DATA BLOCK =>

(begin)

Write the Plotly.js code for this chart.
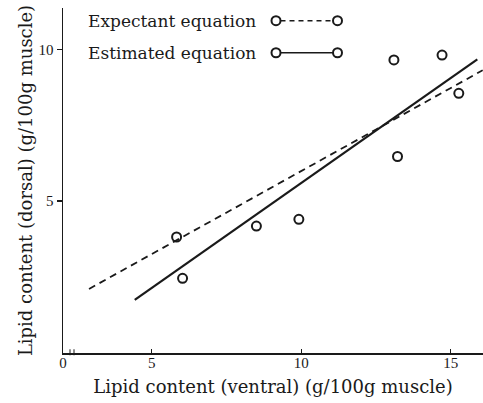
<!DOCTYPE html>
<html>
<head>
<meta charset="utf-8">
<script src="https://cdn.plot.ly/plotly-3.0.1.min.js"></script>
<style>html,body{margin:0;padding:0;background:#fff;}#chart{width:483px;height:403px;}</style>
</head>
<body>
<div id="chart"></div>
<script>
// Observed points: ventral vs dorsal lipid content
const ventral = [5.83, 6.03, 8.50, 9.92, 13.10, 13.22, 14.71, 15.27];
const dorsal  = [3.82, 2.46, 4.18, 4.40, 9.65, 6.47, 9.81, 8.55];

// Expectant equation (dashed) endpoints
const expectX = [2.90, 16.07];
const expectY = [2.11, 9.31];

// Estimated equation (solid) endpoints
const estimX = [4.43, 15.89];
const estimY = [1.75, 9.67];

const legendLabels = ["Expectant equation", "Estimated equation"];
const xTickVals = [2.03, 5, 10, 15];
const xTickText = ["0", "5", "10", "15"];
const yTickVals = [5, 10];
const yTickText = ["5", "10"];

const ink = "#1a1a1a";
const serif = "DejaVu Serif, serif";
const tickSerif = "Liberation Serif, serif";

const traces = [
  {x: expectX, y: expectY, mode: "lines", type: "scatter",
   line: {color: ink, width: 1.8, dash: "7px,5px"}, hoverinfo: "skip"},
  {x: estimX, y: estimY, mode: "lines", type: "scatter",
   line: {color: ink, width: 2.2}, hoverinfo: "skip"},
  {x: ventral, y: dorsal, mode: "markers", type: "scatter",
   marker: {symbol: "circle-open", size: 9, color: ink, line: {width: 2, color: ink}}}
];

// legend geometry in paper coordinates
const L = 63, W = 420, B = 352.7, H = 344.7;
const px = v => (v - L) / W;
const py = v => (B - v) / H;
const legRows = [py(20.7), py(52.7)];
const legC1 = px(276), legC2 = px(337.5);
const shapes = [];
legRows.forEach((yy, i) => {
  shapes.push({type: "line", xref: "paper", yref: "paper",
    x0: px(280.5), x1: px(333), y0: yy, y1: yy,
    line: {color: ink, width: 1.5, dash: i === 0 ? "5px,4px" : "solid"}});
  [legC1, legC2].forEach(cx => {
    shapes.push({type: "circle", xref: "paper", yref: "paper",
      xsizemode: "pixel", ysizemode: "pixel", xanchor: cx, yanchor: yy,
      x0: -4.5, x1: 4.5, y0: -4.5, y1: 4.5,
      line: {color: ink, width: 2}, fillcolor: "rgba(0,0,0,0)"});
  });
});
// small axis-break marks near the origin
shapes.push({type: "line", xref: "paper", yref: "paper", x0: px(70), x1: px(70), y0: py(355), y1: py(349), line: {color: ink, width: 1}});
shapes.push({type: "line", xref: "paper", yref: "paper", x0: px(74), x1: px(74), y0: py(355), y1: py(349), line: {color: ink, width: 1}});

const annotations = legendLabels.map((t, i) => ({
  text: t, xref: "paper", yref: "paper", x: px(258), y: legRows[i],
  xanchor: "right", yanchor: "middle", showarrow: false,
  font: {family: serif, size: 17, color: ink}
}));

const layout = {
  width: 483, height: 403,
  margin: {l: 63, r: 0, t: 8, b: 50, pad: 0},
  paper_bgcolor: "#fff", plot_bgcolor: "#fff",
  showlegend: false,
  font: {family: serif, color: ink},
  xaxis: {
    range: [2.03, 16.08], showgrid: false, zeroline: false,
    showline: true, linecolor: ink, linewidth: 1.5,
    tickmode: "array", tickvals: xTickVals, ticktext: xTickText,
    ticks: "inside", ticklen: 4, tickcolor: ink, tickwidth: 1,
    ticklabelstandoff: -5,
    tickfont: {family: tickSerif, size: 15, color: ink},
    title: {text: "Lipid content (ventral) (g/100g muscle)", font: {family: serif, size: 18, color: ink}, standoff: 11}
  },
  yaxis: {
    range: [0, 11.36], showgrid: false, zeroline: false,
    showline: true, linecolor: ink, linewidth: 1.5,
    tickmode: "array", tickvals: yTickVals, ticktext: yTickText,
    ticks: "outside", ticklen: 5, tickcolor: ink, tickwidth: 1.5,
    tickfont: {family: tickSerif, size: 15, color: ink},
    title: {text: "Lipid content (dorsal) (g/100g muscle)", font: {family: serif, size: 18, color: ink}, standoff: 1}
  },
  shapes: shapes,
  annotations: annotations
};

Plotly.newPlot("chart", traces, layout, {staticPlot: true, displayModeBar: false});
</script>
</body>
</html>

(end)

GOAL OF THE EXERCISE => Leave out the pictures and repeat exactly the lines from the start of the material through the line that contains "6.47, 9.81, 8.55];", both included.

RESPONSE =>
Write the Plotly.js code for this chart.
<!DOCTYPE html>
<html>
<head>
<meta charset="utf-8">
<script src="https://cdn.plot.ly/plotly-3.0.1.min.js"></script>
<style>html,body{margin:0;padding:0;background:#fff;}#chart{width:483px;height:403px;}</style>
</head>
<body>
<div id="chart"></div>
<script>
// Observed points: ventral vs dorsal lipid content
const ventral = [5.83, 6.03, 8.50, 9.92, 13.10, 13.22, 14.71, 15.27];
const dorsal  = [3.82, 2.46, 4.18, 4.40, 9.65, 6.47, 9.81, 8.55];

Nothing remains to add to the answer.